* Instructions to follow: Carry none of the pictures over; set down the material below exactly.
----- Supplied material -----
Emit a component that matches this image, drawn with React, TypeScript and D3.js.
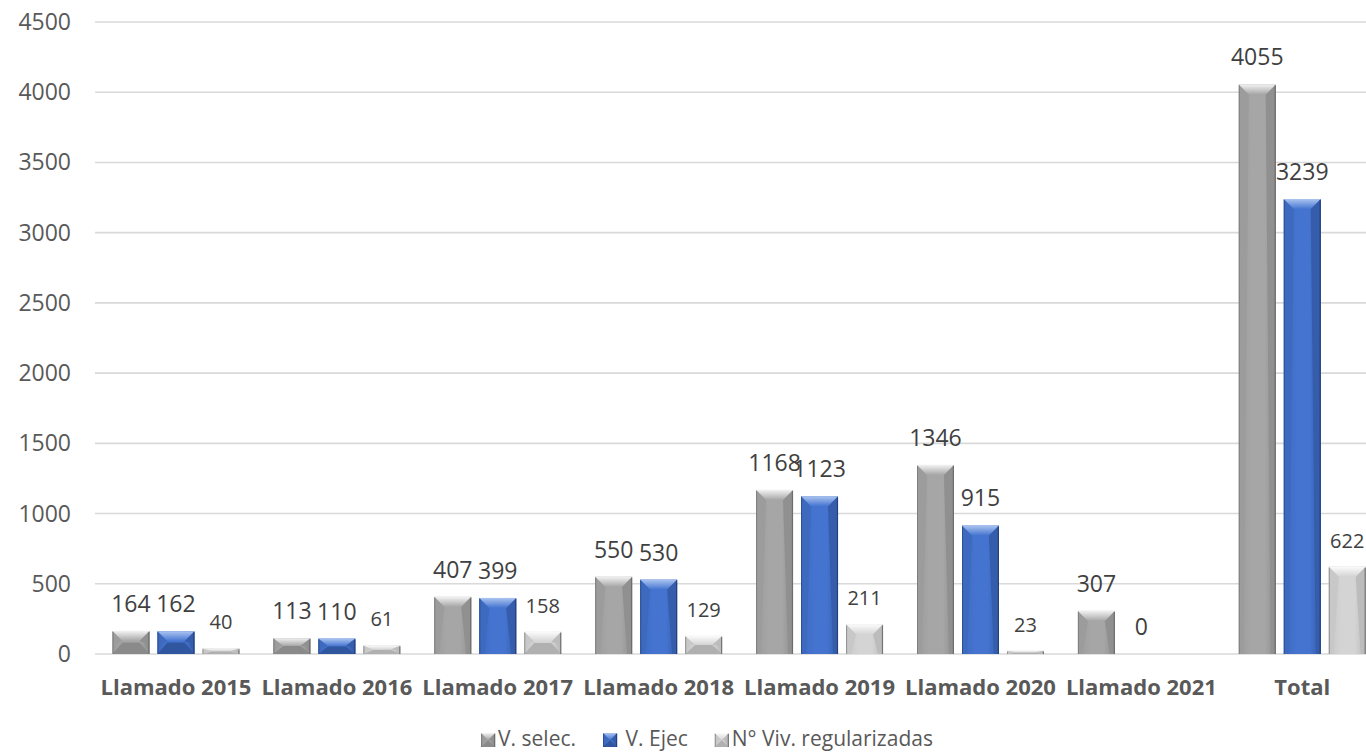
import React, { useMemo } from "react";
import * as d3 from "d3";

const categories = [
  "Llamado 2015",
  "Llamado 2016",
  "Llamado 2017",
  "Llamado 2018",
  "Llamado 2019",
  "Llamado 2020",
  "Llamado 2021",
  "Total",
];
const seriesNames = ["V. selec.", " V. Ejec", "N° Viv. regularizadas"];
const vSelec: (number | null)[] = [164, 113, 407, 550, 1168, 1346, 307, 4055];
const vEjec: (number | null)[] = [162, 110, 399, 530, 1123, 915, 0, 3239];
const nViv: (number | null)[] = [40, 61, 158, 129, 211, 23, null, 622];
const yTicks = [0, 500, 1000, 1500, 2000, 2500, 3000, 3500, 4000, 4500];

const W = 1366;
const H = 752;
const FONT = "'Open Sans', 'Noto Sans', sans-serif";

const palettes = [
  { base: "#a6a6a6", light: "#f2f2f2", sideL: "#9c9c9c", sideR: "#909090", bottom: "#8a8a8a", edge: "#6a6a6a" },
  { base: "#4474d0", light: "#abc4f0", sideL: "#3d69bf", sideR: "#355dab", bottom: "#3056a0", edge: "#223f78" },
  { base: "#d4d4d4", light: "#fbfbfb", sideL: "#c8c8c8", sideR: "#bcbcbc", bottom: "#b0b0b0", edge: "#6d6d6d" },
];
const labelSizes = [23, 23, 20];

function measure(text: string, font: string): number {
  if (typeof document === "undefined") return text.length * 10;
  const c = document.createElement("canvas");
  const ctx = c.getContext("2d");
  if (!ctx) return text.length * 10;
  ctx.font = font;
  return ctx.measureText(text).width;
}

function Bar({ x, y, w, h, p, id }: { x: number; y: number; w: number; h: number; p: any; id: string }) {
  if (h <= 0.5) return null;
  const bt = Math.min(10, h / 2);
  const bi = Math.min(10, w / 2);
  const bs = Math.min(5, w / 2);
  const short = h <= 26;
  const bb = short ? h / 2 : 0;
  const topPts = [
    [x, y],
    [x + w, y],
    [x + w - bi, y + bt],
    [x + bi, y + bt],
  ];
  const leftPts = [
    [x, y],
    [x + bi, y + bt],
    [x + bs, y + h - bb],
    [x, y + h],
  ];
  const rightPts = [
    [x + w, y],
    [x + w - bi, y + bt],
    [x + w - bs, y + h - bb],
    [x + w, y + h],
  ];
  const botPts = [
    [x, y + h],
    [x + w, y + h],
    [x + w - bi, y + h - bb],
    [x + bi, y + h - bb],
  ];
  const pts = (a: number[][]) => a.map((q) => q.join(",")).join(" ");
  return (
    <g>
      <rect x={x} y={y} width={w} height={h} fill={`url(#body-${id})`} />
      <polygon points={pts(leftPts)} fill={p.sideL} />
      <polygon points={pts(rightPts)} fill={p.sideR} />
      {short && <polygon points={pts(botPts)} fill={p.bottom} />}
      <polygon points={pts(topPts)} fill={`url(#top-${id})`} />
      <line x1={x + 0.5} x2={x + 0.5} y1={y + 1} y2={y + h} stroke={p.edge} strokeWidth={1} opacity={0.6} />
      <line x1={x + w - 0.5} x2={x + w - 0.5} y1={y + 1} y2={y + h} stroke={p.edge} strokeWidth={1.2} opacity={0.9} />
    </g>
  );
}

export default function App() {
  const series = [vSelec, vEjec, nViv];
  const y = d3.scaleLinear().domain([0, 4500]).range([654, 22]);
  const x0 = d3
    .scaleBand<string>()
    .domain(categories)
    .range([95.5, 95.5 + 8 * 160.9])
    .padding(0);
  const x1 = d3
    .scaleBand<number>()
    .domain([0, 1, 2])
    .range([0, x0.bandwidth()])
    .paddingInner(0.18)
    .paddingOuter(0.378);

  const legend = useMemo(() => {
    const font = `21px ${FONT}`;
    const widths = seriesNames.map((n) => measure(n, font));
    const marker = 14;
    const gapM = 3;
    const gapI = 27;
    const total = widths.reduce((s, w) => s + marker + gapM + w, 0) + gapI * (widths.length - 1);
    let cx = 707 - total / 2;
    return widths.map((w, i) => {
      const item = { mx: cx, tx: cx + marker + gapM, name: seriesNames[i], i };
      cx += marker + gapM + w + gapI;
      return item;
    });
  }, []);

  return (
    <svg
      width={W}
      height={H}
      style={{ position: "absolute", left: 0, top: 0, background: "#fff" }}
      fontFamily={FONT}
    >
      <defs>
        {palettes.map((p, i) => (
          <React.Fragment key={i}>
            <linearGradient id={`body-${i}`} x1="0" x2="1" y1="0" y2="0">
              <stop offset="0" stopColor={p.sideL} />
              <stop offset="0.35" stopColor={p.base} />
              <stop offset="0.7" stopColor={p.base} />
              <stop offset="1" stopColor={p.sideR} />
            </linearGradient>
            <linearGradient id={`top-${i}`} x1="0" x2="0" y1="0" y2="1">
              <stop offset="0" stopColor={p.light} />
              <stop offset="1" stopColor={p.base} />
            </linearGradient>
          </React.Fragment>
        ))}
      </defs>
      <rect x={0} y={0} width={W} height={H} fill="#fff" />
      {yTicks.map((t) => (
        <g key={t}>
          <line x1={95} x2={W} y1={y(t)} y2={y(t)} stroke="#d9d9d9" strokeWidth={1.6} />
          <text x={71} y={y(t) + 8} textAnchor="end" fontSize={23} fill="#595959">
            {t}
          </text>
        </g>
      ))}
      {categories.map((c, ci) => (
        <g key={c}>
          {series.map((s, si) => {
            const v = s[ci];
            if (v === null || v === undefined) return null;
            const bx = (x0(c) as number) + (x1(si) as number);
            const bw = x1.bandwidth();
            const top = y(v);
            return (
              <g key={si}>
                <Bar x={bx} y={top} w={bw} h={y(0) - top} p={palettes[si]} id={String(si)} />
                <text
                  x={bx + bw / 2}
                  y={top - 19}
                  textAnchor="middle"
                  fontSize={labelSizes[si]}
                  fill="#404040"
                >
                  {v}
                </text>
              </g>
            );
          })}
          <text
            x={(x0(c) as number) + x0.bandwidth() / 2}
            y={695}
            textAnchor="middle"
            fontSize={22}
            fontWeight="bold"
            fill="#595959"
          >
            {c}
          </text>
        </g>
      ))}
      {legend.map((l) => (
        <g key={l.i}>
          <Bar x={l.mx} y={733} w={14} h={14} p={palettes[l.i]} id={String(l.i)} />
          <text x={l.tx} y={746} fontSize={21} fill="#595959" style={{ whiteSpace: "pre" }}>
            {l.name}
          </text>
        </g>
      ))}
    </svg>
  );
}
-----
* Exercise output:
Emit a component that matches this image, drawn with React, TypeScript and D3.js.
import React, { useMemo } from "react";
import * as d3 from "d3";

const categories = [
  "Llamado 2015",
  "Llamado 2016",
  "Llamado 2017",
  "Llamado 2018",
  "Llamado 2019",
  "Llamado 2020",
  "Llamado 2021",
  "Total",
];
const seriesNames = ["V. selec.", " V. Ejec", "N° Viv. regularizadas"];
const vSelec: (number | null)[] = [164, 113, 407, 550, 1168, 1346, 307, 4055];
const vEjec: (number | null)[] = [162, 110, 399, 530, 1123, 915, 0, 3239];
const nViv: (number | null)[] = [40, 61, 158, 129, 211, 23, null, 622];
const yTicks = [0, 500, 1000, 1500, 2000, 2500, 3000, 3500, 4000, 4500];

const W = 1366;
const H = 752;
const FONT = "'Open Sans', 'Noto Sans', sans-serif";

const palettes = [
  { base: "#a6a6a6", light: "#f2f2f2", sideL: "#9c9c9c", sideR: "#909090", bottom: "#8a8a8a", edge: "#6a6a6a" },
  { base: "#4474d0", light: "#abc4f0", sideL: "#3d69bf", sideR: "#355dab", bottom: "#3056a0", edge: "#223f78" },
  { base: "#d4d4d4", light: "#fbfbfb", sideL: "#c8c8c8", sideR: "#bcbcbc", bottom: "#b0b0b0", edge: "#6d6d6d" },
];
const labelSizes = [23, 23, 20];

function measure(text: string, font: string): number {
  if (typeof document === "undefined") return text.length * 10;
  const c = document.createElement("canvas");
  const ctx = c.getContext("2d");
  if (!ctx) return text.length * 10;
  ctx.font = font;
  return ctx.measureText(text).width;
}

function Bar({ x, y, w, h, p, id }: { x: number; y: number; w: number; h: number; p: any; id: string }) {
  if (h <= 0.5) return null;
  const bt = Math.min(10, h / 2);
  const bi = Math.min(10, w / 2);
  const bs = Math.min(5, w / 2);
  const short = h <= 26;
  const bb = short ? h / 2 : 0;
  const topPts = [
    [x, y],
    [x + w, y],
    [x + w - bi, y + bt],
    [x + bi, y + bt],
  ];
  const leftPts = [
    [x, y],
    [x + bi, y + bt],
    [x + bs, y + h - bb],
    [x, y + h],
  ];
  const rightPts = [
    [x + w, y],
    [x + w - bi, y + bt],
    [x + w - bs, y + h - bb],
    [x + w, y + h],
  ];
  const botPts = [
    [x, y + h],
    [x + w, y + h],
    [x + w - bi, y + h - bb],
    [x + bi, y + h - bb],
  ];
  const pts = (a: number[][]) => a.map((q) => q.join(",")).join(" ");
  return (
    <g>
      <rect x={x} y={y} width={w} height={h} fill={`url(#body-${id})`} />
      <polygon points={pts(leftPts)} fill={p.sideL} />
      <polygon points={pts(rightPts)} fill={p.sideR} />
      {short && <polygon points={pts(botPts)} fill={p.bottom} />}
      <polygon points={pts(topPts)} fill={`url(#top-${id})`} />
      <line x1={x + 0.5} x2={x + 0.5} y1={y + 1} y2={y + h} stroke={p.edge} strokeWidth={1} opacity={0.6} />
      <line x1={x + w - 0.5} x2={x + w - 0.5} y1={y + 1} y2={y + h} stroke={p.edge} strokeWidth={1.2} opacity={0.9} />
    </g>
  );
}

export default function App() {
  const series = [vSelec, vEjec, nViv];
  const y = d3.scaleLinear().domain([0, 4500]).range([654, 22]);
  const x0 = d3
    .scaleBand<string>()
    .domain(categories)
    .range([95.5, 95.5 + 8 * 160.9])
    .padding(0);
  const x1 = d3
    .scaleBand<number>()
    .domain([0, 1, 2])
    .range([0, x0.bandwidth()])
    .paddingInner(0.18)
    .paddingOuter(0.378);

  const legend = useMemo(() => {
    const font = `21px ${FONT}`;
    const widths = seriesNames.map((n) => measure(n, font));
    const marker = 14;
    const gapM = 3;
    const gapI = 27;
    const total = widths.reduce((s, w) => s + marker + gapM + w, 0) + gapI * (widths.length - 1);
    let cx = 707 - total / 2;
    return widths.map((w, i) => {
      const item = { mx: cx, tx: cx + marker + gapM, name: seriesNames[i], i };
      cx += marker + gapM + w + gapI;
      return item;
    });
  }, []);

  return (
    <svg
      width={W}
      height={H}
      style={{ position: "absolute", left: 0, top: 0, background: "#fff" }}
      fontFamily={FONT}
    >
      <defs>
        {palettes.map((p, i) => (
          <React.Fragment key={i}>
            <linearGradient id={`body-${i}`} x1="0" x2="1" y1="0" y2="0">
              <stop offset="0" stopColor={p.sideL} />
              <stop offset="0.35" stopColor={p.base} />
              <stop offset="0.7" stopColor={p.base} />
              <stop offset="1" stopColor={p.sideR} />
            </linearGradient>
            <linearGradient id={`top-${i}`} x1="0" x2="0" y1="0" y2="1">
              <stop offset="0" stopColor={p.light} />
              <stop offset="1" stopColor={p.base} />
            </linearGradient>
          </React.Fragment>
        ))}
      </defs>
      <rect x={0} y={0} width={W} height={H} fill="#fff" />
      {yTicks.map((t) => (
        <g key={t}>
          <line x1={95} x2={W} y1={y(t)} y2={y(t)} stroke="#d9d9d9" strokeWidth={1.6} />
          <text x={71} y={y(t) + 8} textAnchor="end" fontSize={23} fill="#595959">
            {t}
          </text>
        </g>
      ))}
      {categories.map((c, ci) => (
        <g key={c}>
          {series.map((s, si) => {
            const v = s[ci];
            if (v === null || v === undefined) return null;
            const bx = (x0(c) as number) + (x1(si) as number);
            const bw = x1.bandwidth();
            const top = y(v);
            return (
              <g key={si}>
                <Bar x={bx} y={top} w={bw} h={y(0) - top} p={palettes[si]} id={String(si)} />
                <text
                  x={bx + bw / 2}
                  y={top - 19}
                  textAnchor="middle"
                  fontSize={labelSizes[si]}
                  fill="#404040"
                >
                  {v}
                </text>
              </g>
            );
          })}
          <text
            x={(x0(c) as number) + x0.bandwidth() / 2}
            y={695}
            textAnchor="middle"
            fontSize={22}
            fontWeight="bold"
            fill="#595959"
          >
            {c}
          </text>
        </g>
      ))}
      {legend.map((l) => (
        <g key={l.i}>
          <Bar x={l.mx} y={733} w={14} h={14} p={palettes[l.i]} id={String(l.i)} />
          <text x={l.tx} y={746} fontSize={21} fill="#595959" style={{ whiteSpace: "pre" }}>
            {l.name}
          </text>
        </g>
      ))}
    </svg>
  );
}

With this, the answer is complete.